Thank you for all your suggestions - for now, v166 is connected and appears to be stable. I managed to find some time this evening to convince the tribe to use my phone's hotspot while I test a few things.
There was a question on if this is my first 3rd party router - its not, but the first in a few years.
Here is how I got on:
-I'm on a Huawei cabinet ~150m away. Just wanted to validate, as I know this could be a factor.
-Before disconnecting the HG612 3B (unlocked with Howlingwolf's firmware B030SP08), I checked the xDSL status page (attached). I'm not qualified to tell if this is all as it should be. My observation is the lower than expected downstream sync compared to attainable.
Swiftly moving on to the Draytek, connected it directly to the laptop and opened the webUI
-Firmware on the Vigor 166 is the 4.1.1 UK version
-Attempted to connect directly via PPPoE and then realized I have little time to learn how to do this in Windows 10.
-I changed the modem's LAN IP config so that it can work on my router's subnet with a static IP. I'm hoping this might help enable access the webUI later. Reboot and reconnect via laptop
-Left modem in bridge mode, set DSL mode to VDSL2 only, changed MTU to 1500 (reboot again)
-Connect P1 on Vigor to WAN port on router, and P2 to one of the LAN ports (this is also how I had the HG612 setup)

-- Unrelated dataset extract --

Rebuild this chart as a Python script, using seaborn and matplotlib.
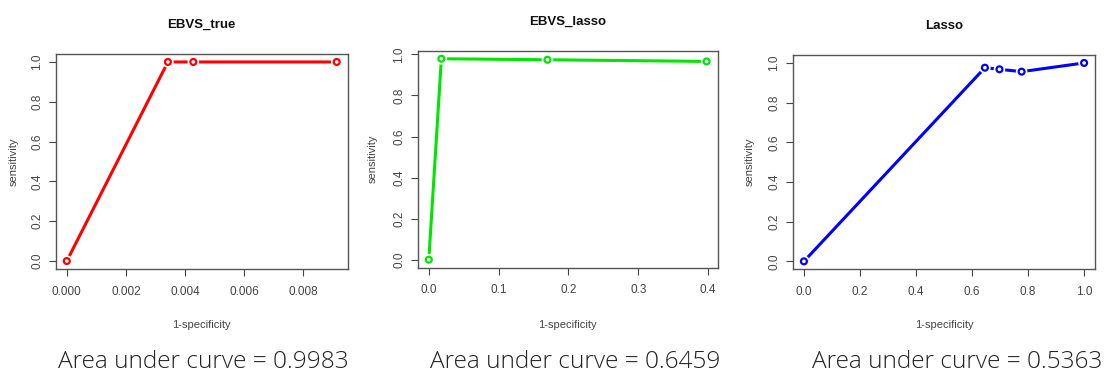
import matplotlib
matplotlib.use("Agg")
import matplotlib.pyplot as plt
import seaborn as sns
import pandas as pd
import numpy as np

# ---- data ----
titles = ["EBVS_true", "EBVS_lasso", "Lasso"]
fpr_true = [0.0, 0.00342, 0.00428, 0.00913]
tpr_true = [0.0, 1.0, 1.0, 1.0]
fpr_ebl = [0.0, 0.018, 0.170, 0.398]
tpr_ebl = [0.0, 0.979, 0.974, 0.966]
fpr_las = [0.0, 0.646, 0.698, 0.777, 1.0]
tpr_las = [0.0, 0.976, 0.968, 0.956, 1.0]
aucs = ["0.9983", "0.6459", "0.5363"]
xticks_list = [[0.000, 0.002, 0.004, 0.006, 0.008],
               [0.0, 0.1, 0.2, 0.3, 0.4],
               [0.0, 0.2, 0.4, 0.6, 0.8, 1.0]]
xticklabels_list = [["0.000", "0.002", "0.004", "0.006", "0.008"],
                    ["0.0", "0.1", "0.2", "0.3", "0.4"],
                    ["0.0", "0.2", "0.4", "0.6", "0.8", "1.0"]]
yticks = [0.0, 0.2, 0.4, 0.6, 0.8, 1.0]
yticklabels = ["0.0", "0.2", "0.4", "0.6", "0.8", "1.0"]
colors = ["#ff0000", "#00e600", "#0000ff"]

series = [(fpr_true, tpr_true), (fpr_ebl, tpr_ebl), (fpr_las, tpr_las)]

sns.set_theme(style="white")
plt.rcParams['font.family'] = ['Liberation Sans', 'DejaVu Sans']

fig = plt.figure(figsize=(11.08, 3.73), dpi=100)
W, H = 1108, 373
# axes boxes in pixels: left, top, right, bottom
boxes = [(56, 54, 347.5, 269), (417.7, 50.7, 717.7, 267.7), (792.7, 55, 1095.3, 269.3)]
ylab_x = [14, 373, 749.3]
xlab_y = [325, 325, 325]
auc_cx = [203, 575, 957]

for i, ((x, y), box) in enumerate(zip(series, boxes)):
    l, t, r, b = box
    ax = fig.add_axes([l / W, 1 - b / H, (r - l) / W, (b - t) / H])
    df = pd.DataFrame({"x": x, "y": y})
    c = colors[i]
    sns.lineplot(data=df, x="x", y="y", ax=ax, color=c, lw=2.2, sort=False, zorder=2)
    sns.scatterplot(data=df, x="x", y="y", ax=ax, color="white", s=70,
                    edgecolor="none", linewidth=0, zorder=3)
    sns.scatterplot(data=df, x="x", y="y", ax=ax, facecolor="none",
                    edgecolor=c, s=18, linewidth=1.6, marker="o", zorder=4)
    xr = max(x) - min(x)
    yr = max(y) - min(y)
    ax.set_xlim(min(x) - 0.04 * xr, max(x) + 0.04 * xr)
    ax.set_ylim(min(y) - 0.04 * yr, max(y) + 0.04 * yr)
    ax.set_xticks(xticks_list[i])
    ax.set_xticklabels(xticklabels_list[i])
    ax.set_yticks(yticks)
    ax.set_yticklabels(yticklabels, rotation=90, va="center")
    ax.tick_params(axis="both", which="both", direction="out", length=5,
                   width=0.8, color="#444444", labelsize=8.5, labelcolor="#444444",
                   bottom=True, left=True)
    ax.tick_params(axis="x", pad=7)
    ax.tick_params(axis="y", pad=4)
    for sp in ax.spines.values():
        sp.set_color("#555555")
        sp.set_linewidth(1.0)
    ax.set_title(titles[i], fontsize=9.5, fontweight="bold", pad=19, color="#111111")
    ax.set_xlabel("1-specificity", fontsize=8, color="#444444")
    ax.set_ylabel("sensitivity", fontsize=8, color="#444444")
    ax.xaxis.set_label_coords(0.5, -(xlab_y[i] - b) / (b - t))
    ax.yaxis.set_label_coords((ylab_x[i] - l) / (r - l), 0.5)
    ax.xaxis.label.set_va("center")
    ax.yaxis.label.set_va("center")
    fig.text(auc_cx[i] / W, 1 - 362 / H, "Area under curve = " + aucs[i],
             ha="center", va="center", fontsize=17.6, color="#222222",
             family=["Open Sans", "DejaVu Sans"], fontweight="light")

fig.savefig("out.png", dpi=100)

-Restart router, connect laptop to wifi, direct browser to the modem's LAN IP. Draytek login page loaded - at least this works!
-Check WAN status on router UI: connected. Public internet working.
-Back to the Draytek webUI. Sync rate same as the HG612 (59.9mbps down, 19.9mbps up), errors all 0, down SnR is lower (9dB vs 13.9dB)
-I spent a couple of hours checking the system logs on the router every few minutes, connection is still up.
So at least for now it appears to be working and stable. The next few days will tell more.
EDIT/UPDATE: after several hours of stability the WAN connection started to cycle again.
If you are using Merlin's firmware, here is a definitely working way of accessing modem interface through the router:
1. Give your modem an IP that is outside the router's ip range. (Your IP numbers 192.168.0.1 for modem and 192.168.1.1 for router are ok).
2. Enable jffs partition.
3. You need to add two scripts to the /jffs/scripts directory, namely wan-start and nat-start scripts.
wan-start script :
#!/bin/sh
ifconfig `nvram get wan0_ifname`:0
192.168.0.2 netmask 255.255.255.0
Note : the IP number shown in bold must be one more than your modem's IP. If your modem's ip is 192.168.0.1 then it must be written as 192.168.0.2.
[Moderator edited to add the bbc code markup for bold text at the IP address, so as to correspond with what is written in the above note.]nat-start script :
#!/bin/sh
iptables -t nat -I POSTROUTING -o `nvram get wan0_ifname` -j MASQUERADE
Before adding scripts, you can check if this works for you easily. Just SSH to your router and enter the commands in the scripts (you can use copy-paste). Then open a browser session to your modem (192.168.0.1 in your case) and there is your modem interface.
Adding scripts just makes sure that the commands are run on router startup.